— Begin SUPPLIED INFORMATION —

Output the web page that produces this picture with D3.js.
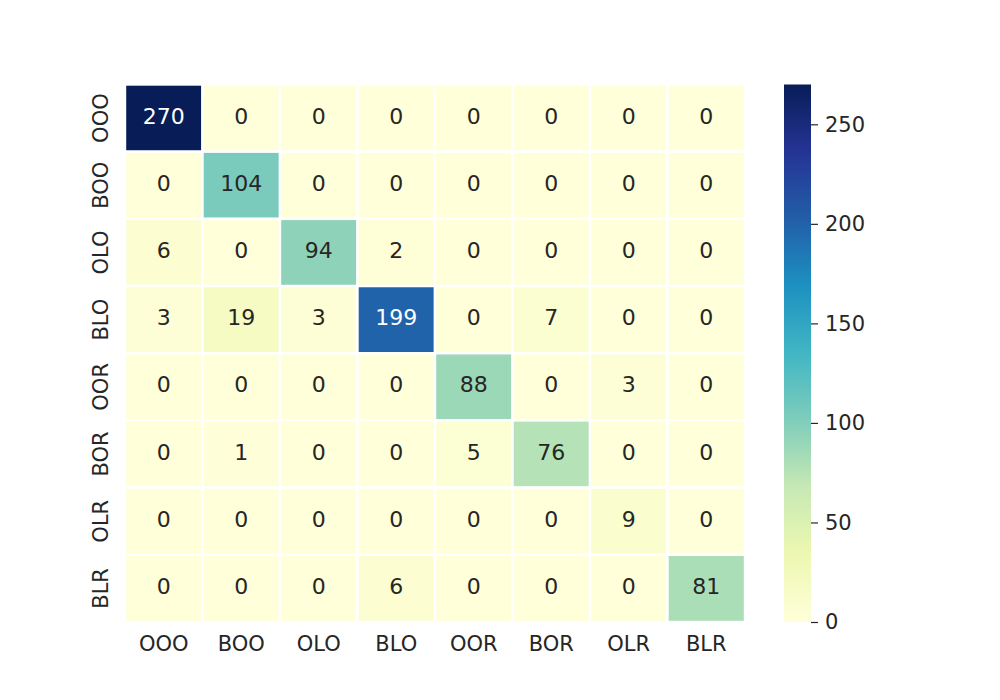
<!DOCTYPE html>
<html>
<head>
<meta charset="utf-8">
<script src="https://cdn.jsdelivr.net/npm/d3@7"></script>
<style>
  body { margin: 0; background: #fff; }
  svg { display: block; font-family: "DejaVu Sans", sans-serif; }
</style>
</head>
<body>
<svg id="chart" width="1000" height="700"></svg>
<script>
const rowLabels = ["OOO", "BOO", "OLO", "BLO", "OOR", "BOR", "OLR", "BLR"];
const colLabels = ["OOO", "BOO", "OLO", "BLO", "OOR", "BOR", "OLR", "BLR"];
const matrix = [
  [270, 0, 0, 0, 0, 0, 0, 0],
  [0, 104, 0, 0, 0, 0, 0, 0],
  [6, 0, 94, 2, 0, 0, 0, 0],
  [3, 19, 3, 199, 0, 7, 0, 0],
  [0, 0, 0, 0, 88, 0, 3, 0],
  [0, 1, 0, 0, 5, 76, 0, 0],
  [0, 0, 0, 0, 0, 0, 9, 0],
  [0, 0, 0, 6, 0, 0, 0, 81]
];
const colorbarTicks = [0, 50, 100, 150, 200, 250];
const ylgnbu = ["#ffffd9", "#edf8b1", "#c7e9b4", "#7fcdbb", "#41b6c4", "#1d91c0", "#225ea8", "#253494", "#081d58"];

const svg = d3.select("#chart");
const pLeft = 125, pRight = 745, pTop = 84.5, pBottom = 622;
const vmin = 0, vmax = d3.max(matrix.flat());

const x = d3.scaleBand().domain(colLabels).range([pLeft, pRight]);
const y = d3.scaleBand().domain(rowLabels).range([pTop, pBottom]);
const color = d3.scaleLinear()
  .domain(ylgnbu.map((_, i) => vmin + (vmax - vmin) * i / (ylgnbu.length - 1)))
  .range(ylgnbu)
  .interpolate(d3.interpolateRgb)
  .clamp(true);

const cells = [];
matrix.forEach((row, i) => row.forEach((v, j) => cells.push({ r: rowLabels[i], c: colLabels[j], v })));

svg.append("g").selectAll("rect").data(cells).join("rect")
  .attr("x", d => x(d.c))
  .attr("y", d => y(d.r))
  .attr("width", x.bandwidth())
  .attr("height", y.bandwidth())
  .attr("fill", d => color(d.v))
  .attr("stroke", "#fff")
  .attr("stroke-width", 2.4);

function textColor(v) {
  const c = d3.rgb(color(v));
  const lin = ch => { ch /= 255; return ch <= 0.03928 ? ch / 12.92 : Math.pow((ch + 0.055) / 1.055, 2.4); };
  const lum = 0.2126 * lin(c.r) + 0.7152 * lin(c.g) + 0.0722 * lin(c.b);
  return lum > 0.408 ? "#262626" : "#ffffff";
}

svg.append("g").selectAll("text").data(cells).join("text")
  .attr("x", d => x(d.c) + x.bandwidth() / 2)
  .attr("y", d => y(d.r) + y.bandwidth() / 2 - 2)
  .attr("text-anchor", "middle")
  .attr("dominant-baseline", "central")
  .attr("font-size", 22)
  .attr("fill", d => textColor(d.v))
  .text(d => d.v);

// x axis
const xAxis = svg.append("g").attr("transform", `translate(0,${pBottom})`)
  .call(d3.axisBottom(x).tickSize(0).tickPadding(14));
xAxis.select(".domain").remove();
xAxis.selectAll("text").attr("font-size", 21).attr("fill", "#262626").attr("font-family", "DejaVu Sans");

// y axis
const yAxis = svg.append("g").attr("transform", `translate(${pLeft},0)`)
  .call(d3.axisLeft(y).tickSize(0).tickPadding(0));
yAxis.select(".domain").remove();
yAxis.selectAll(".tick text")
  .attr("font-size", 21).attr("fill", "#262626").attr("font-family", "DejaVu Sans")
  .attr("x", 0).attr("dy", null)
  .attr("text-anchor", "middle")
  .attr("dominant-baseline", "central")
  .attr("transform", "translate(-24,0) rotate(-90)");

// colorbar
const cbLeft = 784, cbWidth = 27;
const defs = svg.append("defs");
const grad = defs.append("linearGradient").attr("id", "cbgrad")
  .attr("x1", 0).attr("y1", 1).attr("x2", 0).attr("y2", 0);
ylgnbu.forEach((c, i) => grad.append("stop").attr("offset", i / (ylgnbu.length - 1)).attr("stop-color", c));
svg.append("rect").attr("x", cbLeft).attr("y", pTop).attr("width", cbWidth).attr("height", pBottom - pTop)
  .attr("fill", "url(#cbgrad)");

const cbScale = d3.scaleLinear().domain([vmin, vmax]).range([pBottom, pTop]);
const cbAxis = svg.append("g").attr("transform", `translate(${cbLeft + cbWidth},0)`)
  .call(d3.axisRight(cbScale).tickValues(colorbarTicks).tickSize(7).tickPadding(7).tickFormat(d3.format("d")));
cbAxis.select(".domain").remove();
cbAxis.selectAll("line").attr("stroke", "#262626").attr("stroke-width", 1.2);
cbAxis.selectAll("text").attr("font-size", 21).attr("fill", "#262626").attr("font-family", "DejaVu Sans");
</script>
</body>
</html>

— End SUPPLIED INFORMATION —

__TASK REQUIREMENTS__
Quote the full listing above word for word; exclude every picture from the copy.

__ANSWER__
Output the web page that produces this picture with D3.js.
<!DOCTYPE html>
<html>
<head>
<meta charset="utf-8">
<script src="https://cdn.jsdelivr.net/npm/d3@7"></script>
<style>
  body { margin: 0; background: #fff; }
  svg { display: block; font-family: "DejaVu Sans", sans-serif; }
</style>
</head>
<body>
<svg id="chart" width="1000" height="700"></svg>
<script>
const rowLabels = ["OOO", "BOO", "OLO", "BLO", "OOR", "BOR", "OLR", "BLR"];
const colLabels = ["OOO", "BOO", "OLO", "BLO", "OOR", "BOR", "OLR", "BLR"];
const matrix = [
  [270, 0, 0, 0, 0, 0, 0, 0],
  [0, 104, 0, 0, 0, 0, 0, 0],
  [6, 0, 94, 2, 0, 0, 0, 0],
  [3, 19, 3, 199, 0, 7, 0, 0],
  [0, 0, 0, 0, 88, 0, 3, 0],
  [0, 1, 0, 0, 5, 76, 0, 0],
  [0, 0, 0, 0, 0, 0, 9, 0],
  [0, 0, 0, 6, 0, 0, 0, 81]
];
const colorbarTicks = [0, 50, 100, 150, 200, 250];
const ylgnbu = ["#ffffd9", "#edf8b1", "#c7e9b4", "#7fcdbb", "#41b6c4", "#1d91c0", "#225ea8", "#253494", "#081d58"];

const svg = d3.select("#chart");
const pLeft = 125, pRight = 745, pTop = 84.5, pBottom = 622;
const vmin = 0, vmax = d3.max(matrix.flat());

const x = d3.scaleBand().domain(colLabels).range([pLeft, pRight]);
const y = d3.scaleBand().domain(rowLabels).range([pTop, pBottom]);
const color = d3.scaleLinear()
  .domain(ylgnbu.map((_, i) => vmin + (vmax - vmin) * i / (ylgnbu.length - 1)))
  .range(ylgnbu)
  .interpolate(d3.interpolateRgb)
  .clamp(true);

const cells = [];
matrix.forEach((row, i) => row.forEach((v, j) => cells.push({ r: rowLabels[i], c: colLabels[j], v })));

svg.append("g").selectAll("rect").data(cells).join("rect")
  .attr("x", d => x(d.c))
  .attr("y", d => y(d.r))
  .attr("width", x.bandwidth())
  .attr("height", y.bandwidth())
  .attr("fill", d => color(d.v))
  .attr("stroke", "#fff")
  .attr("stroke-width", 2.4);

function textColor(v) {
  const c = d3.rgb(color(v));
  const lin = ch => { ch /= 255; return ch <= 0.03928 ? ch / 12.92 : Math.pow((ch + 0.055) / 1.055, 2.4); };
  const lum = 0.2126 * lin(c.r) + 0.7152 * lin(c.g) + 0.0722 * lin(c.b);
  return lum > 0.408 ? "#262626" : "#ffffff";
}

svg.append("g").selectAll("text").data(cells).join("text")
  .attr("x", d => x(d.c) + x.bandwidth() / 2)
  .attr("y", d => y(d.r) + y.bandwidth() / 2 - 2)
  .attr("text-anchor", "middle")
  .attr("dominant-baseline", "central")
  .attr("font-size", 22)
  .attr("fill", d => textColor(d.v))
  .text(d => d.v);

// x axis
const xAxis = svg.append("g").attr("transform", `translate(0,${pBottom})`)
  .call(d3.axisBottom(x).tickSize(0).tickPadding(14));
xAxis.select(".domain").remove();
xAxis.selectAll("text").attr("font-size", 21).attr("fill", "#262626").attr("font-family", "DejaVu Sans");

// y axis
const yAxis = svg.append("g").attr("transform", `translate(${pLeft},0)`)
  .call(d3.axisLeft(y).tickSize(0).tickPadding(0));
yAxis.select(".domain").remove();
yAxis.selectAll(".tick text")
  .attr("font-size", 21).attr("fill", "#262626").attr("font-family", "DejaVu Sans")
  .attr("x", 0).attr("dy", null)
  .attr("text-anchor", "middle")
  .attr("dominant-baseline", "central")
  .attr("transform", "translate(-24,0) rotate(-90)");

// colorbar
const cbLeft = 784, cbWidth = 27;
const defs = svg.append("defs");
const grad = defs.append("linearGradient").attr("id", "cbgrad")
  .attr("x1", 0).attr("y1", 1).attr("x2", 0).attr("y2", 0);
ylgnbu.forEach((c, i) => grad.append("stop").attr("offset", i / (ylgnbu.length - 1)).attr("stop-color", c));
svg.append("rect").attr("x", cbLeft).attr("y", pTop).attr("width", cbWidth).attr("height", pBottom - pTop)
  .attr("fill", "url(#cbgrad)");

const cbScale = d3.scaleLinear().domain([vmin, vmax]).range([pBottom, pTop]);
const cbAxis = svg.append("g").attr("transform", `translate(${cbLeft + cbWidth},0)`)
  .call(d3.axisRight(cbScale).tickValues(colorbarTicks).tickSize(7).tickPadding(7).tickFormat(d3.format("d")));
cbAxis.select(".domain").remove();
cbAxis.selectAll("line").attr("stroke", "#262626").attr("stroke-width", 1.2);
cbAxis.selectAll("text").attr("font-size", 21).attr("fill", "#262626").attr("font-family", "DejaVu Sans");
</script>
</body>
</html>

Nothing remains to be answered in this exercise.